■ Set problem: Say how many lines hold the string "this"; please write nothing but the number.

■ Information supplied:
● ● ● ● ● ● ●

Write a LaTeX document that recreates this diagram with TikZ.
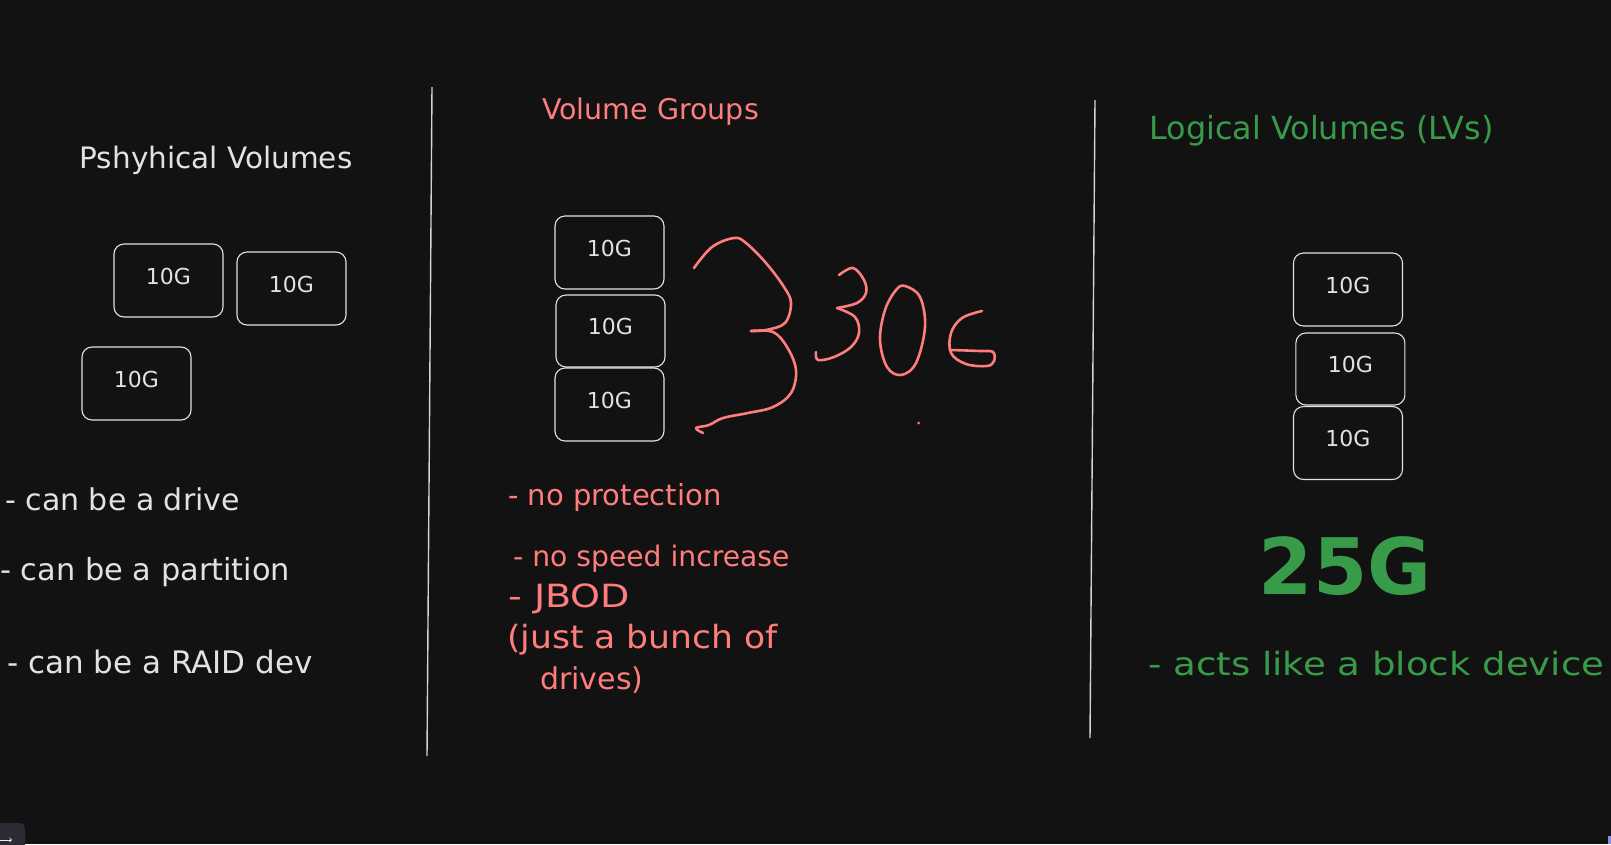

● ● ● ● ● ● ●

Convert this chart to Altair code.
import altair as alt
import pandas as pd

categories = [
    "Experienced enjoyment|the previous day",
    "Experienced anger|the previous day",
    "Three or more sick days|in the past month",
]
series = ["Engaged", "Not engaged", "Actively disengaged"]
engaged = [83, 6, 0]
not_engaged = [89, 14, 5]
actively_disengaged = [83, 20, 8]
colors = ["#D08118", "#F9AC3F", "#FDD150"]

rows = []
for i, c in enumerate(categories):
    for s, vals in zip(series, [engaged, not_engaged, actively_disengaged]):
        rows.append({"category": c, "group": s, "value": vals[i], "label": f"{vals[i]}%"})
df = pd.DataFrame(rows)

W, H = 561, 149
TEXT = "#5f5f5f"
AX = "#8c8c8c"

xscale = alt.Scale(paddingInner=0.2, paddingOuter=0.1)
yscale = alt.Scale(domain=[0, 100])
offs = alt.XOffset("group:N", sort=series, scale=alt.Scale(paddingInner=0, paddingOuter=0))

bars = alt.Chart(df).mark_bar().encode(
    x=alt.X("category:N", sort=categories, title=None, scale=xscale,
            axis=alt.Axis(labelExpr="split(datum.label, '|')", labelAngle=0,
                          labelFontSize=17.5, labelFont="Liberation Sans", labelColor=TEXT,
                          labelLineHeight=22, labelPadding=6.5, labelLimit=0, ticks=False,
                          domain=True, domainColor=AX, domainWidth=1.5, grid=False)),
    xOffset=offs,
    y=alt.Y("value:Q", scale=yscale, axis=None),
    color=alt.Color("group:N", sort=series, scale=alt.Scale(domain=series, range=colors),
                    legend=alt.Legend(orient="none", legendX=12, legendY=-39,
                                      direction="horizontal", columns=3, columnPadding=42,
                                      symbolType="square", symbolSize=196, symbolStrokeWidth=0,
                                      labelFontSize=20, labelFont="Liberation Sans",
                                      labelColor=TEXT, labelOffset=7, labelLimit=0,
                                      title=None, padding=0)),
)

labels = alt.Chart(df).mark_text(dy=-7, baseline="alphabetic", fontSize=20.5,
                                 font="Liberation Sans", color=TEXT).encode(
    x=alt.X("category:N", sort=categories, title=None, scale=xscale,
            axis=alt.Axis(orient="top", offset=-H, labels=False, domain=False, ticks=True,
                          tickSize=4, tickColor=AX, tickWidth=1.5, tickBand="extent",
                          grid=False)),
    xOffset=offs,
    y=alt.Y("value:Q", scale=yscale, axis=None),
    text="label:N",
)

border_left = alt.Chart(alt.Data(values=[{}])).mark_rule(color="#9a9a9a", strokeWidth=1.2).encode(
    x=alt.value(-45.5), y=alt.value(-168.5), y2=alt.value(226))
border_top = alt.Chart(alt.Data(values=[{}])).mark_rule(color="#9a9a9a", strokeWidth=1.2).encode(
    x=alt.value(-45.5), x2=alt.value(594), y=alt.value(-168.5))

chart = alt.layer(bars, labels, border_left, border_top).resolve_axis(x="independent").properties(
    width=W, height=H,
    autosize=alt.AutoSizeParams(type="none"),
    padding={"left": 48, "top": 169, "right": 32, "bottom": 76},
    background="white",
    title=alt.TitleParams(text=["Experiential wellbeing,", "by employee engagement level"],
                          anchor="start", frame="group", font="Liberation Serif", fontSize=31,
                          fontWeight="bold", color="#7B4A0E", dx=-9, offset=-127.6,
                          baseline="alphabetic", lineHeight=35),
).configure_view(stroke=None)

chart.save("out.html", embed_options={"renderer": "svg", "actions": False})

● ● ● ● ● ● ●

■ Task solution: 2